The kokopelli, a flute player from the southwest Pueblo culture, requires a bit more imagination to see (on the left, another AIA 193 image from March 13, 2013).
So here is an illustration of a kokpelli to guide your eye.

There are other coronal holes in these images. The coronal hole at the south pole of the Sun got smaller going from March to June. These polar coronal holes shrink at solar maximum and then reappear at solar minimum.

Coronal holes, in all of their shapes and sizes, will become more frequent as the Sun starts to reduce solar activity back toward another solar minimum.

Like figures in clouds, these shapes are fun to find. You can look for coronal holes at the SDO data website. They show up best in the 3-color images.

You can read more about coronal holes in another blog post.

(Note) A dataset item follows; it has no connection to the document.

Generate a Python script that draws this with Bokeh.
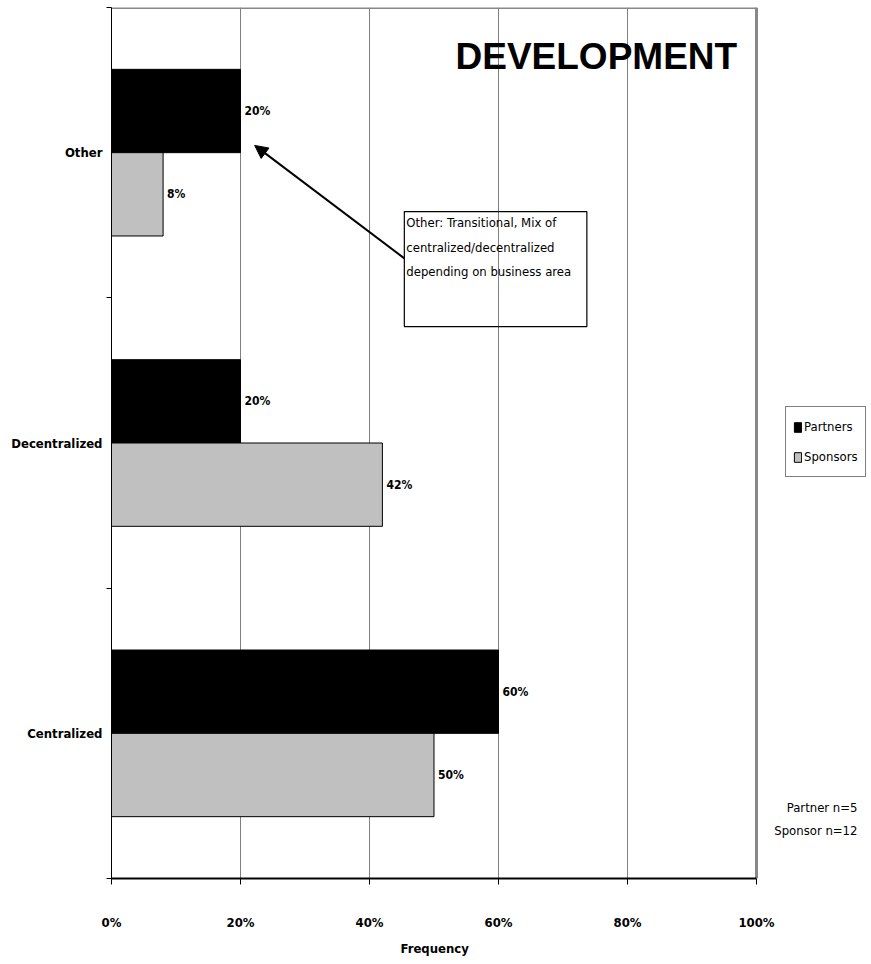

Tuesday, September 3, 2013

Fall 2013 Eclipse Season has begun

The SDO Fall 2013 Eclipse Season has begin. Every day until September 25, 2013 some part of the Earth's shadow will pass through the SDO telescopes. Here are pictures from the first eclipse of the 2013 season. On the top is a He II 304 image from 0659 on September 2 and on the bottom is a AIA 193 image from about a minute later. The Earth's shadow appears more ragged in the 193 image because of the way the gases in that atmosphere absorb the EUV light AIA is observing and the way that light is generated by the Sun. The He II plasma tends to be cooler and be held closer to the Sun's surface while the 193 emitting plasma is hot enough to extend well off the surface. You can see that difference by looking at the glow just off the edge (or limb) of the Sun near the top of the Sun.
You use the SDO data browser to flip through these images and see the interplay between the atmospheres of the Sun and Earth.